When he first arrived home from his trip to Ethiopia, Jackman spoke at the UN as a World Vision ambassador about the need to work with farmers like Dukale so that they can realise a Fair Trade price for their coffee. At the time, he thought making a connection between Dukale and existing distribution would be relatively simple. 

He discovered, however, that the coffee business – cafes, patrons and distributors – was not set up to benefit the small farmer.

Jackman said: “I couldn’t just watch it. I couldn’t just talk about it. I needed to actually dive in and enter [the marketplace]. I needed to enter in some way in order to connect these dots. And it just became clear that the best way to do that was to start a coffee company.”

So, in 2011, he launched Laughing Man alongside Dukale. The coffee, tea and chocolate company focusses on creating respect for organic coffee farmers, as well as paying fair prices for their beans. In addition to selling only fairly traded coffee and tea on their online website, Laughing Man has opened two coffee shops in the US. 

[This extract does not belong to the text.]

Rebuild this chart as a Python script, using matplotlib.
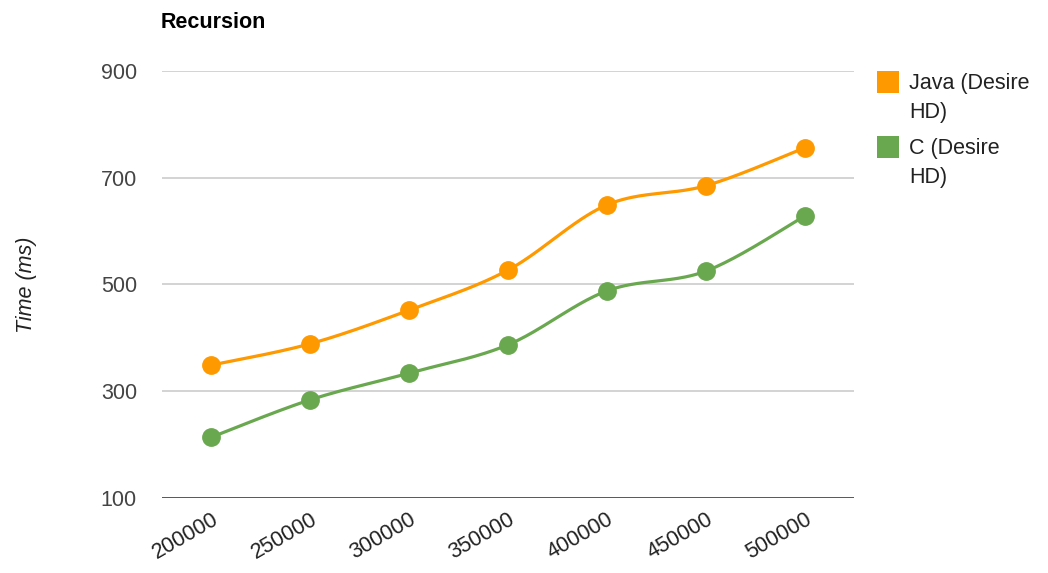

Of course, he also partnered up with longtime friend Barry Steingard, who was about to hop back into the coffee business with his son. Jackman saw it as an opportunity. He cited that both he and Steingard had been inspired by “Shameless Exploitation in Pursuit of the Common Good”, a book detailing how Paul Newman and A.E. Hotchner created Newman’s Own and distributed the company’s profits to charity

“I had trouble at first understanding how we would reach our goal,” Jackman admitted.

He noted that he loved coffee, and Dukale grew the best coffee in the world. Paul Newman had set an impressive example of how to harness the power of commercial branding into a philanthropic engine. 

“Though a powerful tool (and one I had used before in philanthropic contexts), branding alone would not prove strong enough to overcome the obstacles Dukale and I faced,” he added. “We were not starting a charity. We were in the coffee business. I needed to start a business that could partner with farmers like Dukale in order to gain access to markets. Where no infrastructure existed, I had to find a way to create it through distribution and cafes in New York that would introduce Fair Trade coffee by Dukale and others directly to consumers.” 

It seems to have worked though as Laughing Man CEO Steingard claimed the company has seen revenue growth of 500 per cent. He suggested the Jackman, who owns half of the company, gets no money from it. 

Steingard cited Dukale as a muse. The company even named one of its offerings – Dukale’s Dream – after him.

Everybody wants a shot to have a livelihood, create their own destiny, based on putting out the work and getting paid for it, Steingard said.